Maa Saraswati in this Hoysala-inspired bronze is dancing elegantly, her legs positioned with such a grace that the sculpture appears to be flying. Her divine presence is marked by the aura behind her high-rising crown. The detailing of the traditional Hoysala art is captured masterfully by the award-winning maker of this idol, Nilakantha Acharya Ji, who has given specific attention to every piece of jewelry, making them fitting for the great goddess. Ornate Makara Kundala (earrings), Skanda-aabhushana (shoulder ornaments), bajubanda (armband), keyura (bracelet), mudrika (rings), Nupur (ankle ornament), and Nupurapadika below that- the list is overwhelming. The immensely graceful physique of the divine Saraswati is tastefully highlighted by the sacred thread or yajnopavita, running across her torso and the intricately designed Mekhala or girdle that is wrapped around her otherwise bare lower body. Detailing by the artist can be seen on the sole of the upraised foot on which pleasing auspicious motifs are drawn. The Veena- Saraswati’s distinguished instrument looks charming in the way it is presented and held in Devi’s primary hands, and in the manner in which she has her fingers placed gently. The other two hands carry the holy book (Veda) and a rosary. The sculpture is carved in a rounded manner, because of which the reverse of the idol carries detailing of the Shirichakara (circular head ornament) shaped like a flower and tassels of the waist belt, which is strikingly swaying. Noteworthy is the artist’s attention to the delineation of the lotus platform and the peacock that sits adjacent to it.

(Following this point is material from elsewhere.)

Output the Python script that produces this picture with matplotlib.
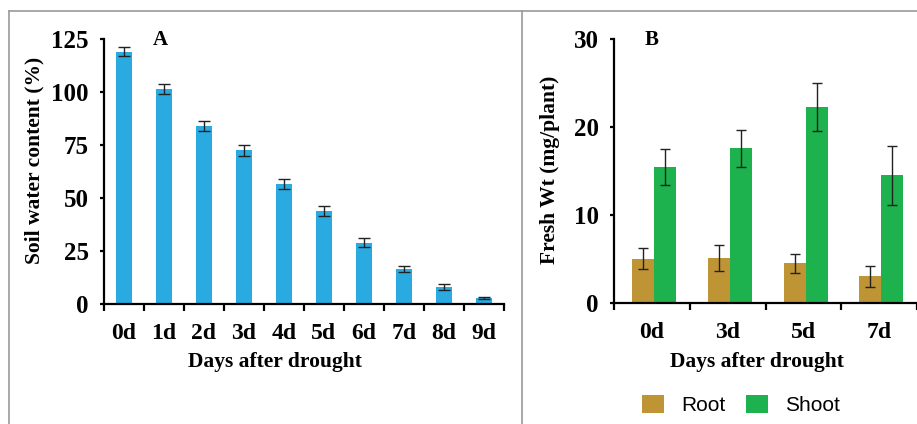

The paradisiacal magnificence of goddess Saraswati reflects the eternal bliss of great wisdom. Her countenance echoes a peaceful stillness as well as the culmination of the ecstasy in her agile steps. As the center and source of all things creative in the world, the dance of Saraswati, as represented in this brass is the coming together and lyrical movement of the creative forces of the world.